There then follows possibly the most unusual technical challenge yet: hardly any ingredients, three and a half hours, and a pastry that literally none of the contestants have ever heard of. It's a Paul Hollywood recipe; a sweet, puff pastry-like, Breton concoction known as a Kouign-amann (thanks, Wikipedia). Because so much of the skill lies in judging the proving time, and the turning of the pastry, the creation of this sweet treat doesn't exactly lend itself to spectator sport.

Paul's instructions are deliberate obtuse, especially with regards to when to add the sugar to the dough. As any Kouign-amann aficionado worth their salt knows, the sugar must be added to the dough at the last turn, thus caramelising during the bake. Any earlier, and it gets lost during the turns. Richard and Martha correctly decide to leave it late to add the sugar - though it seems more luck than judgement - and are complimented accordingly come the judging. In fact, Richard (you know, the BUILDER) wins the technical, but it's bad news for Chetna, who left her dough to prove longer than all the others, who comes last.

For the showstopper, or should I say, choux-stopper (totally copyrighting that pun), our brave, baking adventurers must make two dozen éclairs; twelve of one flavour and twelve of another. Kate, Luis and Chetna all decide to flavour their choux pastry, with Kate adding Greek basil to the dough that will form the base to her lemon meringue éclairs. Much to her visible disappointment, Chetna is also making lemon meringue éclairs, only adding to Kate's woes after a difficult first two challenges.

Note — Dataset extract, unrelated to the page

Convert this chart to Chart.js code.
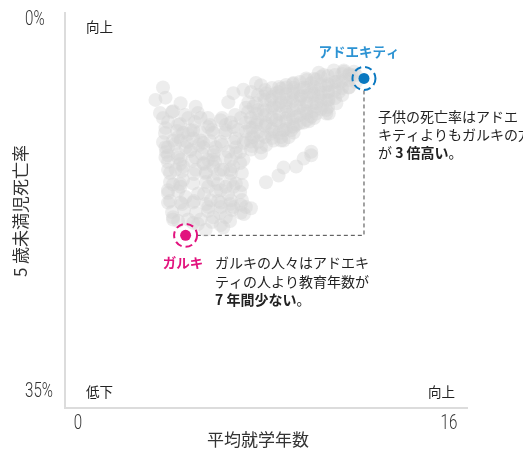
<!DOCTYPE html>
<html>
<head>
<meta charset="utf-8">
<script src="https://cdn.jsdelivr.net/npm/chart.js@4"></script>
<style>
  html, body { margin: 0; padding: 0; background: #fff; }
  #wrap { width: 523px; height: 451px; position: relative; }
</style>
</head>
<body>
<div id="wrap"><canvas id="myChart"></canvas></div>
<script>
// 平均就学年数 (x) と 5 歳未満児死亡率 (y, %)
const cloudYears = [
  3.9, 3.6, 4.0, 4.6, 5.2, 4.3, 3.9, 4.9, 5.4, 4.0, 4.5, 5.0, 4.5, 5.1, 4.1, 4.8, 4.6, 5.5, 5.9, 6.4, 6.6, 6.2, 6.7, 7.2,
  6.5, 6.7, 7.1, 7.3, 7.2, 7.0, 7.4, 7.4, 7.6, 7.8, 7.5, 8.0, 8.5, 8.8,
  6.2, 6.8, 7.2, 7.4, 6.5, 5.9, 5.2, 4.5, 4.1, 5.5, 5.9, 6.4, 6.8, 7.4, 4.1, 4.7, 5.6, 6.2, 6.7, 4.1, 4.6, 5.1, 5.7, 6.2,
  6.7, 7.2, 6.7, 6.2, 5.7, 5.1, 4.6, 4.1, 4.3, 4.9, 5.4, 5.9, 6.4, 7.0, 6.2, 6.6, 4.4, 5.2, 5.9, 6.6, 5.5, 4.8, 5.3, 5.8,
  6.2, 4.7, 5.9, 6.4, 6.8, 7.0, 4.3, 5.6, 6.3, 5.1, 4.3, 4.0, 4.0, 4.6, 5.0, 5.4, 5.7, 6.0, 6.3, 6.6, 6.8, 7.1, 4.3, 4.7,
  5.1, 5.7, 6.4, 7.6, 7.5, 7.8, 7.1,
  7.8, 8.3, 8.3, 8.7, 9.1, 9.5, 7.6, 8.0, 8.4, 8.8, 9.2, 9.6, 10.0, 7.6, 8.0, 8.4, 8.8, 9.2, 9.6, 10.0, 10.4, 10.8, 7.6, 7.9,
  8.2, 8.6, 9.0, 9.4, 9.8, 10.1, 10.5, 10.9, 10.1, 10.5, 8.4, 9.1, 9.1, 9.5, 9.8, 10.0, 10.5, 10.9, 11.3, 11.3, 10.3, 10.7,
  11.1, 11.4, 8.6, 9.0, 9.8, 10.5, 8.0, 7.8, 8.7, 9.1, 10.1, 9.6, 9.1, 8.6, 10.8, 10.4, 9.9, 9.4, 8.8, 8.3, 7.9, 10.4,
  10.0, 9.5, 8.9, 8.4, 8.0, 9.7, 9.2, 8.7, 8.2, 10.4, 8.9, 8.6, 11.5, 11.1,
  8.0, 8.5, 8.7, 9.2, 9.5, 9.8, 9.8, 7.4,
  // 帯の密集部
  7.44, 7.44, 7.44, 7.68, 7.68, 7.68, 7.68, 7.68, 7.96, 7.96, 7.96, 7.96, 7.96,
  8.24, 8.24, 8.24, 8.24, 8.24, 8.24, 8.52, 8.52, 8.52, 8.52, 8.52, 8.52,
  8.80, 8.80, 8.80, 8.80, 8.80, 8.80, 9.07, 9.07, 9.07, 9.07, 9.07, 9.07,
  9.35, 9.35, 9.35, 9.35, 9.35, 9.35, 9.63, 9.63, 9.63, 9.63, 9.63, 9.63,
  9.91, 9.91, 9.91, 9.91, 9.91, 9.91, 10.19, 10.19, 10.19, 10.19, 10.19,
  10.47, 10.47, 10.47, 10.47, 10.47, 10.75, 10.75, 10.75, 10.75,
  11.03, 11.03, 11.03, 11.03, 11.30, 11.30, 11.30, 11.58, 11.58,
  // 左下の密集部
  3.78, 4.26, 4.78, 5.29, 5.69,
  4.10, 4.58, 5.17, 5.77, 6.25, 6.77, 7.28,
  3.98, 4.46, 4.90, 5.37, 5.85, 6.37, 6.89, 7.36,
  3.90, 4.38, 4.86, 5.33, 5.77, 6.25, 6.73, 7.20,
  4.02, 4.50, 4.98, 5.45, 5.93, 6.97,
  4.10, 4.58, 5.05, 5.53, 5.97, 6.97,
  4.18, 4.66, 5.13, 5.61, 6.09, 6.57, 7.04,
  4.18, 4.58, 5.61, 6.09, 6.57, 7.04,
  4.10, 4.50, 5.53, 6.01, 6.49, 6.97,
  4.18, 4.66, 5.13, 5.61, 6.09, 6.57, 7.04,
  4.26, 4.74, 5.21, 5.69, 6.17, 6.65, 7.12,
  4.50, 5.29, 5.85, 6.57
];
const cloudMortality = [
  6.6, 7.7, 7.5, 8.0, 8.3, 8.7, 9.3, 9.3, 9.3, 10.2, 9.9, 10.4, 11.0, 11.1, 11.9, 11.9, 11.3, 11.5, 10.6, 9.9, 9.7, 9.5, 10.1, 9.7,
  7.9, 7.1, 6.8, 7.9, 8.4, 9.3, 9.3, 7.0, 6.2, 6.4, 8.3, 7.1, 7.0, 6.6,
  11.4, 11.1, 10.5, 11.4, 12.3, 12.6, 12.8, 12.8, 12.6, 11.9, 13.0, 12.8, 11.9, 12.1, 13.9, 13.6, 14.2, 13.9, 13.6, 15.7, 15.4, 15.1, 15.4, 15.7,
  15.4, 17.2, 17.2, 17.2, 17.2, 16.8, 16.8, 16.8, 18.1, 18.3, 18.3, 18.1, 18.1, 17.7, 18.8, 16.6, 13.9, 13.9, 13.6, 14.2, 13.3, 16.3, 16.0, 16.6,
  16.8, 14.8, 14.8, 15.4, 15.1, 17.0, 18.3, 19.2, 19.0, 18.6, 15.2, 11.9, 12.8, 13.0, 12.1, 11.3, 13.0, 11.9, 13.9, 13.0, 12.4, 11.5, 11.3, 10.6,
  10.4, 10.1, 10.4, 9.7, 11.0, 11.9, 13.0,
  10.8, 11.3, 10.5, 10.4, 10.1, 9.7, 9.9, 9.7, 9.5, 9.3, 9.2, 8.9, 8.9, 8.9, 8.6, 8.4, 8.3, 8.2, 7.9, 8.0, 8.6, 8.0, 8.0, 7.4,
  7.7, 7.9, 7.5, 7.3, 7.0, 6.8, 7.0, 7.0, 7.4, 7.7, 7.1, 6.6, 7.1, 6.6, 6.2, 5.9, 6.4, 6.2, 6.6, 5.5, 5.5, 5.1,
  5.2, 5.5, 11.0, 10.4, 9.2, 8.9, 11.7, 12.4, 11.3, 10.6, 5.3, 5.8, 6.2, 6.7, 6.1, 6.5, 7.1, 7.4, 7.7, 8.2, 8.6, 7.7,
  8.3, 8.6, 9.0, 9.5, 9.8, 9.6, 9.9, 10.4, 10.7, 8.9, 11.0, 11.3, 5.2, 5.1,
  15.0, 14.4, 13.7, 13.6, 12.9, 12.6, 12.3, 17.3,
  // 帯の密集部
  10.19, 10.99, 11.78, 7.27, 8.59, 9.48, 10.54, 11.43, 6.82, 7.71, 9.04, 10.01, 10.99,
  6.65, 7.44, 8.42, 9.30, 10.28, 11.08, 6.56, 7.35, 8.15, 8.95, 9.75, 10.63,
  6.38, 7.18, 7.97, 8.77, 9.57, 10.28, 6.29, 7.00, 7.80, 8.59, 9.30, 10.01,
  6.11, 6.82, 7.62, 8.33, 9.04, 9.75, 5.94, 6.65, 7.35, 8.06, 8.77, 9.48,
  5.85, 6.56, 7.27, 7.97, 8.68, 9.30, 5.67, 6.38, 7.09, 7.80, 8.51,
  5.58, 6.29, 7.00, 7.71, 8.33, 5.49, 6.11, 6.82, 7.53,
  5.40, 6.03, 6.65, 7.27, 5.40, 5.94, 6.56, 5.49, 6.11,
  // 左下の密集部
  8.86, 8.77, 9.04, 8.86, 9.30,
  9.66, 9.84, 9.66, 9.92, 9.30, 9.04, 8.77,
  10.63, 10.46, 10.72, 10.54, 10.37, 10.63, 10.37, 10.19,
  11.43, 11.61, 11.43, 11.70, 11.34, 11.70, 11.43, 11.25,
  12.32, 12.49, 12.23, 12.49, 12.32, 12.32,
  13.20, 13.38, 13.11, 13.38, 13.20, 13.29,
  14.18, 14.00, 14.27, 14.09, 14.27, 13.91, 14.18,
  14.97, 15.15, 14.97, 15.15, 14.89, 15.24,
  15.95, 15.77, 16.04, 15.77, 16.04, 15.86,
  16.66, 16.92, 16.66, 16.92, 16.66, 16.92, 16.57,
  17.63, 17.46, 17.72, 17.54, 17.72, 17.46, 17.81,
  18.43, 18.70, 18.52, 18.43
];

const countries = ['アドエキティ', 'ガルキ'];
const countryYears = [11.9, 4.8];
const countryMortality = [5.8, 19.7];
const countryColors = ['#0a78c0', '#e2137e'];
const labelColors = ['#2d93d3', '#e2137e'];

const xTickLabels = ['0', '16'];
const yTickLabels = ['0%', '35%'];

const FONT = "'Noto Sans CJK JP', 'Noto Sans', sans-serif";

function condensedText(c, text, x, y, align, sx) {
  c.save();
  c.translate(x, y);
  c.scale(sx, 1);
  c.textAlign = align;
  c.fillText(text, 0, 0);
  c.restore();
}

function drawRuns(c, runs, x, y) {
  let cx = x;
  runs.forEach(function (run) {
    c.font = (run[1] ? 'bold ' : '') + '14px ' + FONT;
    c.fillText(run[0], cx, y);
    cx += c.measureText(run[0]).width;
  });
}

const decorations = {
  id: 'decorations',
  beforeDatasetsDraw(chart) {
    const c = chart.ctx;
    const xs = chart.scales.x, ys = chart.scales.y;
    const ax = xs.getPixelForValue(countryYears[0]), ay = ys.getPixelForValue(countryMortality[0]);
    const gx = xs.getPixelForValue(countryYears[1]), gy = ys.getPixelForValue(countryMortality[1]);
    c.save();
    c.strokeStyle = '#444';
    c.lineWidth = 1;
    c.setLineDash([4, 3]);
    c.beginPath();
    c.moveTo(ax, ay + 12);
    c.lineTo(ax, gy);
    c.lineTo(gx + 12, gy);
    c.stroke();
    c.restore();
  },
  afterDraw(chart) {
    const c = chart.ctx;
    const xs = chart.scales.x, ys = chart.scales.y;
    const area = chart.chartArea;
    c.save();

    // 強調点の破線リング
    countries.forEach(function (name, i) {
      const px = xs.getPixelForValue(countryYears[i]);
      const py = ys.getPixelForValue(countryMortality[i]);
      c.strokeStyle = countryColors[i];
      c.lineWidth = 2;
      c.setLineDash([7, 4]);
      c.beginPath();
      c.arc(px, py, 11.5, 0, Math.PI * 2);
      c.stroke();
    });
    c.setLineDash([]);

    // 目盛りラベル
    c.fillStyle = '#333';
    c.textBaseline = 'middle';
    c.font = '300 21px Roboto, ' + FONT;
    condensedText(c, yTickLabels[0], 25, ys.getPixelForValue(0) + 7, 'left', 0.72);
    condensedText(c, yTickLabels[1], 25, ys.getPixelForValue(35) - 16, 'left', 0.72);
    condensedText(c, xTickLabels[0], xs.getPixelForValue(0) + 13, area.bottom + 16, 'center', 0.72);
    condensedText(c, xTickLabels[1], xs.getPixelForValue(16) - 18, area.bottom + 16, 'center', 0.72);

    // 軸タイトル
    c.font = '17px ' + FONT;
    c.textAlign = 'center';
    c.fillText('平均就学年数', 258, 440);
    c.save();
    c.translate(21, 211);
    c.rotate(-Math.PI / 2);
    c.fillText('5 歳未満児死亡率', 0, 0);
    c.restore();

    // 四隅の表示
    c.font = '13.5px ' + FONT;
    c.fillStyle = '#222';
    c.textAlign = 'left';
    c.fillText('向上', 86, 27);
    c.fillText('低下', 86, 392);
    c.textAlign = 'right';
    c.fillText('向上', 455, 392);

    // 国名
    c.font = 'bold 13.5px ' + FONT;
    c.textAlign = 'center';
    c.fillStyle = labelColors[0];
    c.fillText(countries[0], xs.getPixelForValue(countryYears[0]) - 5, 52);
    c.fillStyle = labelColors[1];
    c.fillText(countries[1], 183, 263);

    // 注釈
    c.fillStyle = '#222';
    c.textAlign = 'left';
    drawRuns(c, [['子供の死亡率はアドエ', false]], 378, 117);
    drawRuns(c, [['キティよりもガルキの方', false]], 378, 135);
    drawRuns(c, [['が ', false], ['3 倍高い', true], ['。', false]], 378, 153);
    drawRuns(c, [['ガルキの人々はアドエキ', false]], 215, 263);
    drawRuns(c, [['ティの人より教育年数が', false]], 215, 282);
    drawRuns(c, [['7 年間少ない', true], ['。', false]], 215, 300);

    c.restore();
  }
};

new Chart(document.getElementById('myChart'), {
  type: 'scatter',
  data: {
    datasets: [
      {
        label: countries.join(' / '),
        data: countries.map((n, i) => ({ x: countryYears[i], y: countryMortality[i] })),
        backgroundColor: countryColors,
        borderWidth: 0,
        pointRadius: 5.5,
        order: 0
      },
      {
        label: 'その他の国',
        data: cloudYears.map((v, i) => ({ x: v, y: cloudMortality[i] })),
        backgroundColor: 'rgba(212,212,212,0.42)',
        borderWidth: 0,
        pointRadius: 7,
        order: 1
      }
    ]
  },
  options: {
    responsive: true,
    maintainAspectRatio: false,
    animation: false,
    layout: { padding: { left: 65, right: 56, top: 13, bottom: 43 } },
    plugins: { legend: { display: false }, tooltip: { enabled: false } },
    scales: {
      x: {
        type: 'linear', min: 0, max: 16,
        grid: { display: false, drawTicks: false },
        border: { display: true, color: '#dcdcdc', width: 2 },
        ticks: { display: false }
      },
      y: {
        type: 'linear', min: 0, max: 35, reverse: true,
        grid: { display: false, drawTicks: false },
        border: { display: true, color: '#dcdcdc', width: 2 },
        ticks: { display: false }
      }
    }
  },
  plugins: [decorations]
});
</script>
</body>
</html>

Nancy has clearly never been down to her local Greggs for a cheeky chocolate éclair, as she seems to think that salmon, horseradish and sesame seeds make for a perfectly acceptable éclair filling. You'd be pretty annoyed if you bit into an éclair expecting some yummy, synthetic cream and got a mouthful of that instead, wouldn't you? Richard provokes borderline hysteria in Mel and Sue by revealing he's built an éclair stair to display his bakes. In case you didn't quite get it from the subtle hints provided by the judges and editors, Richard is a builder by trade.

Martha, despite having written, in Sue's words, "a dissertation on choux" in her AS studies, appears to have gone into full-blown crisis mode. The crème pâtissière she's made to fill her éclairs has gone all kinds of wrong, so she quickly whips up a batch of maple cream. Towards the end, it's all hands on deck, as she ropes in Richard to help break up her nougat in order to actually get her bakes finished before time. She looks on the verge of tears as Paul tells her that her maple and bacon éclairs just didn't work, but has she done enough in the rest of the episode to scrape through?

Innuendo of the week: "In the words of my Dad, 'not too wet and not too thick'" - Richard's Dad isn't exactly Oscar Wilde or Dorothy Parker, is he?

Star baker: Richard has excelled in all of the rounds, and has now been star baker in three of the seven episodes. He's also a builder.

Going home: Everyone had at least one superb round. Everyone, that is, except Kate, whose time in the Bake Off tent comes to an end. Now I need a new favourite.